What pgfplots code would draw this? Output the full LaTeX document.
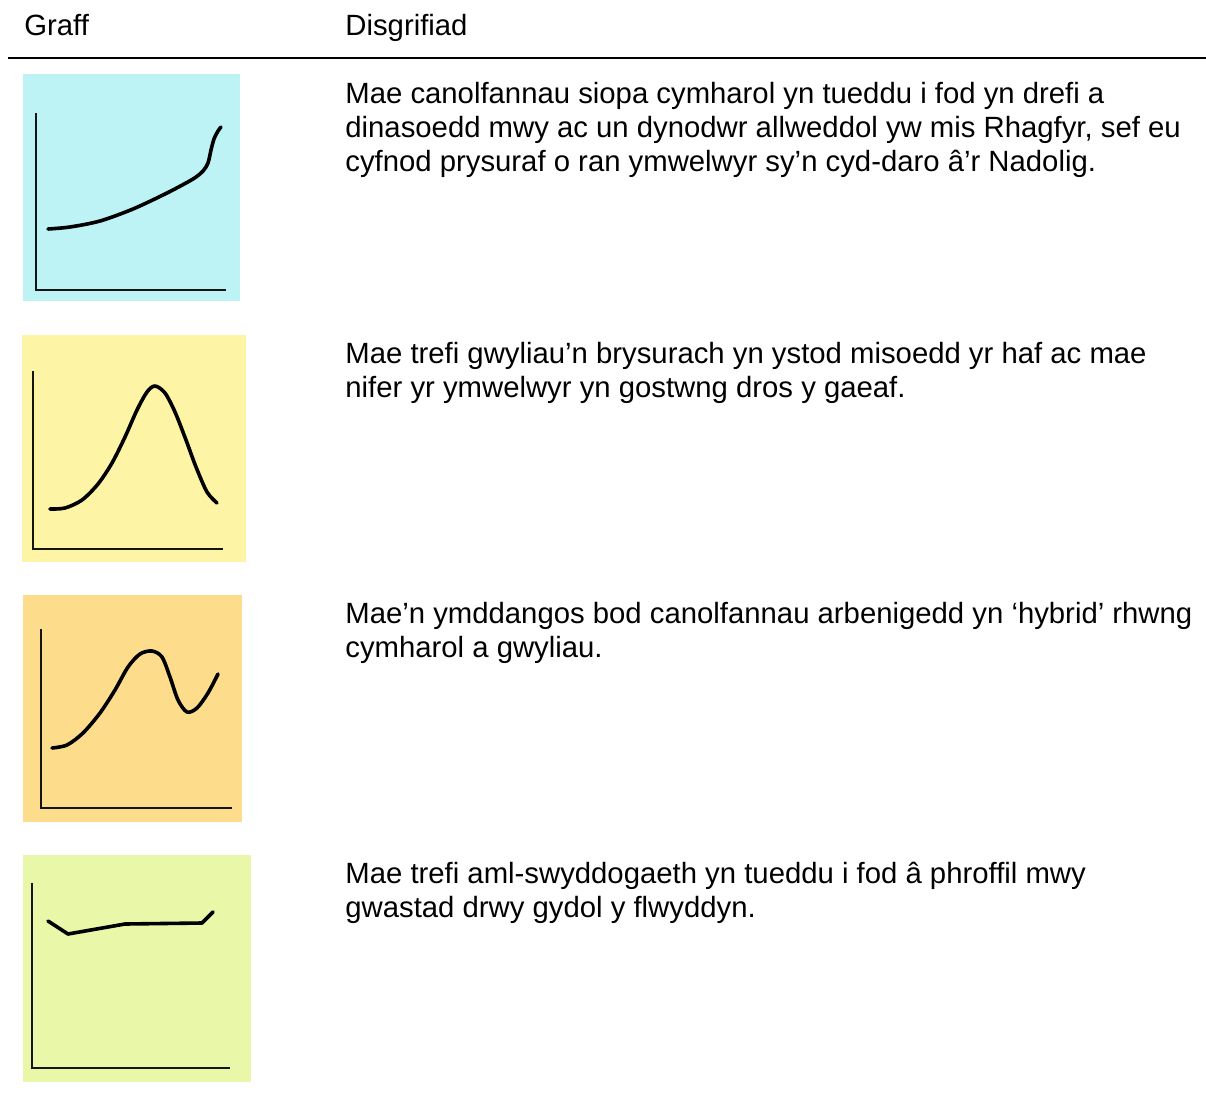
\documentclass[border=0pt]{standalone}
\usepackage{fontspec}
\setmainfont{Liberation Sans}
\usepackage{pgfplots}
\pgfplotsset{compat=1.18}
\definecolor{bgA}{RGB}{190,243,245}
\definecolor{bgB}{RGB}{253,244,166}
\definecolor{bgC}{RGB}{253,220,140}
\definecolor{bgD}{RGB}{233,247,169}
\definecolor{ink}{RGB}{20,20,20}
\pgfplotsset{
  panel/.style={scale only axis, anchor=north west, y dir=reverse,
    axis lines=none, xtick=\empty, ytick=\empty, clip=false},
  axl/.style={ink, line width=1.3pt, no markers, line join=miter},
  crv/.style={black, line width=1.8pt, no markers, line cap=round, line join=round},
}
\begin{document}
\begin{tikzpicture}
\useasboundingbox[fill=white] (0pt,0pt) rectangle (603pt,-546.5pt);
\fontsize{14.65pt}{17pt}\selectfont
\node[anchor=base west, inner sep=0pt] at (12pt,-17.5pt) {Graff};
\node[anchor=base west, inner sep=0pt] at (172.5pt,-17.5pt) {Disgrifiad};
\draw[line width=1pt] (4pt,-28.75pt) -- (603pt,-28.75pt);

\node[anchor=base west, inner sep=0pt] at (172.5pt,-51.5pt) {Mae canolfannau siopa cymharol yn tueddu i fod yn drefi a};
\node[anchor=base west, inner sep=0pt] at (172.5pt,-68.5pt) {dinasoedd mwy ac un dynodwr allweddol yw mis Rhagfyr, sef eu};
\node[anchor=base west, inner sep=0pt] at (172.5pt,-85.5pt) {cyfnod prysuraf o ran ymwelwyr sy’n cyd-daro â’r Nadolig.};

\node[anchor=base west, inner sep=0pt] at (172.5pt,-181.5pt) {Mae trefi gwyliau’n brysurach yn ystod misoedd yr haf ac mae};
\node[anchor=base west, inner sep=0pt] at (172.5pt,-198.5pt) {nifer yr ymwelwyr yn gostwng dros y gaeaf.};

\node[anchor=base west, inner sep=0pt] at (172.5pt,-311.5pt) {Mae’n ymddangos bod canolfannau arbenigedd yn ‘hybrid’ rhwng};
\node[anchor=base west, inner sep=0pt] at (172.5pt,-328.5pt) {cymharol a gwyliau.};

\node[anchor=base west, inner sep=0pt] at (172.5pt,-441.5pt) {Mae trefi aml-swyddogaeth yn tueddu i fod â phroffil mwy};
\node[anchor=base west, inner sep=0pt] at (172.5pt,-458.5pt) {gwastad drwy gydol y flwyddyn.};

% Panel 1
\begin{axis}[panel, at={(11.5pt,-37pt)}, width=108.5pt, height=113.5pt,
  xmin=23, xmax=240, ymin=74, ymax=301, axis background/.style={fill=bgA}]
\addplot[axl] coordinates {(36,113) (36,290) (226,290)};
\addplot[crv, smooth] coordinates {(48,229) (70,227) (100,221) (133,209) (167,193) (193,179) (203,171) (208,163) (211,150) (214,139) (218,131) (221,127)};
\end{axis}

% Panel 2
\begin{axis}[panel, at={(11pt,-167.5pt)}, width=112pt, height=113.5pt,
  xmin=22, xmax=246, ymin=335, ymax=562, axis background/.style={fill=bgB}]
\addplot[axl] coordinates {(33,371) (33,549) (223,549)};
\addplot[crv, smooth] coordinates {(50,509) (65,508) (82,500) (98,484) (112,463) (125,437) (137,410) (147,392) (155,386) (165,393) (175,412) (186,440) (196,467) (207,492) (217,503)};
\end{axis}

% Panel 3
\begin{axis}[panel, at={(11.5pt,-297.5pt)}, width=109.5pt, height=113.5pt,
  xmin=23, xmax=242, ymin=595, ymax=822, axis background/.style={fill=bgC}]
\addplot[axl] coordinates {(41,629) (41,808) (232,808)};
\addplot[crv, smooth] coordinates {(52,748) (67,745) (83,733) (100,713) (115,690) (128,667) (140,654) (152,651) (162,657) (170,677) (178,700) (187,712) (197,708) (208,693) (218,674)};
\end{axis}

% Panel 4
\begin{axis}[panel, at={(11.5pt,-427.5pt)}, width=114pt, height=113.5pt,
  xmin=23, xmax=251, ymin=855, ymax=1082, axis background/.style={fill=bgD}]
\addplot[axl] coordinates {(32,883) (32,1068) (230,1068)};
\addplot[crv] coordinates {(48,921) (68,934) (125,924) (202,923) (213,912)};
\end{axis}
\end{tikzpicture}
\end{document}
┄┄┄┄┄┄┄┄┄┄
Copy out each line word for word, please, skipping the images.

Exercise result →
What pgfplots code would draw this? Output the full LaTeX document.
\documentclass[border=0pt]{standalone}
\usepackage{fontspec}
\setmainfont{Liberation Sans}
\usepackage{pgfplots}
\pgfplotsset{compat=1.18}
\definecolor{bgA}{RGB}{190,243,245}
\definecolor{bgB}{RGB}{253,244,166}
\definecolor{bgC}{RGB}{253,220,140}
\definecolor{bgD}{RGB}{233,247,169}
\definecolor{ink}{RGB}{20,20,20}
\pgfplotsset{
  panel/.style={scale only axis, anchor=north west, y dir=reverse,
    axis lines=none, xtick=\empty, ytick=\empty, clip=false},
  axl/.style={ink, line width=1.3pt, no markers, line join=miter},
  crv/.style={black, line width=1.8pt, no markers, line cap=round, line join=round},
}
\begin{document}
\begin{tikzpicture}
\useasboundingbox[fill=white] (0pt,0pt) rectangle (603pt,-546.5pt);
\fontsize{14.65pt}{17pt}\selectfont
\node[anchor=base west, inner sep=0pt] at (12pt,-17.5pt) {Graff};
\node[anchor=base west, inner sep=0pt] at (172.5pt,-17.5pt) {Disgrifiad};
\draw[line width=1pt] (4pt,-28.75pt) -- (603pt,-28.75pt);

\node[anchor=base west, inner sep=0pt] at (172.5pt,-51.5pt) {Mae canolfannau siopa cymharol yn tueddu i fod yn drefi a};
\node[anchor=base west, inner sep=0pt] at (172.5pt,-68.5pt) {dinasoedd mwy ac un dynodwr allweddol yw mis Rhagfyr, sef eu};
\node[anchor=base west, inner sep=0pt] at (172.5pt,-85.5pt) {cyfnod prysuraf o ran ymwelwyr sy’n cyd-daro â’r Nadolig.};

\node[anchor=base west, inner sep=0pt] at (172.5pt,-181.5pt) {Mae trefi gwyliau’n brysurach yn ystod misoedd yr haf ac mae};
\node[anchor=base west, inner sep=0pt] at (172.5pt,-198.5pt) {nifer yr ymwelwyr yn gostwng dros y gaeaf.};

\node[anchor=base west, inner sep=0pt] at (172.5pt,-311.5pt) {Mae’n ymddangos bod canolfannau arbenigedd yn ‘hybrid’ rhwng};
\node[anchor=base west, inner sep=0pt] at (172.5pt,-328.5pt) {cymharol a gwyliau.};

\node[anchor=base west, inner sep=0pt] at (172.5pt,-441.5pt) {Mae trefi aml-swyddogaeth yn tueddu i fod â phroffil mwy};
\node[anchor=base west, inner sep=0pt] at (172.5pt,-458.5pt) {gwastad drwy gydol y flwyddyn.};

% Panel 1
\begin{axis}[panel, at={(11.5pt,-37pt)}, width=108.5pt, height=113.5pt,
  xmin=23, xmax=240, ymin=74, ymax=301, axis background/.style={fill=bgA}]
\addplot[axl] coordinates {(36,113) (36,290) (226,290)};
\addplot[crv, smooth] coordinates {(48,229) (70,227) (100,221) (133,209) (167,193) (193,179) (203,171) (208,163) (211,150) (214,139) (218,131) (221,127)};
\end{axis}

% Panel 2
\begin{axis}[panel, at={(11pt,-167.5pt)}, width=112pt, height=113.5pt,
  xmin=22, xmax=246, ymin=335, ymax=562, axis background/.style={fill=bgB}]
\addplot[axl] coordinates {(33,371) (33,549) (223,549)};
\addplot[crv, smooth] coordinates {(50,509) (65,508) (82,500) (98,484) (112,463) (125,437) (137,410) (147,392) (155,386) (165,393) (175,412) (186,440) (196,467) (207,492) (217,503)};
\end{axis}

% Panel 3
\begin{axis}[panel, at={(11.5pt,-297.5pt)}, width=109.5pt, height=113.5pt,
  xmin=23, xmax=242, ymin=595, ymax=822, axis background/.style={fill=bgC}]
\addplot[axl] coordinates {(41,629) (41,808) (232,808)};
\addplot[crv, smooth] coordinates {(52,748) (67,745) (83,733) (100,713) (115,690) (128,667) (140,654) (152,651) (162,657) (170,677) (178,700) (187,712) (197,708) (208,693) (218,674)};
\end{axis}

% Panel 4
\begin{axis}[panel, at={(11.5pt,-427.5pt)}, width=114pt, height=113.5pt,
  xmin=23, xmax=251, ymin=855, ymax=1082, axis background/.style={fill=bgD}]
\addplot[axl] coordinates {(32,883) (32,1068) (230,1068)};
\addplot[crv] coordinates {(48,921) (68,934) (125,924) (202,923) (213,912)};
\end{axis}
\end{tikzpicture}
\end{document}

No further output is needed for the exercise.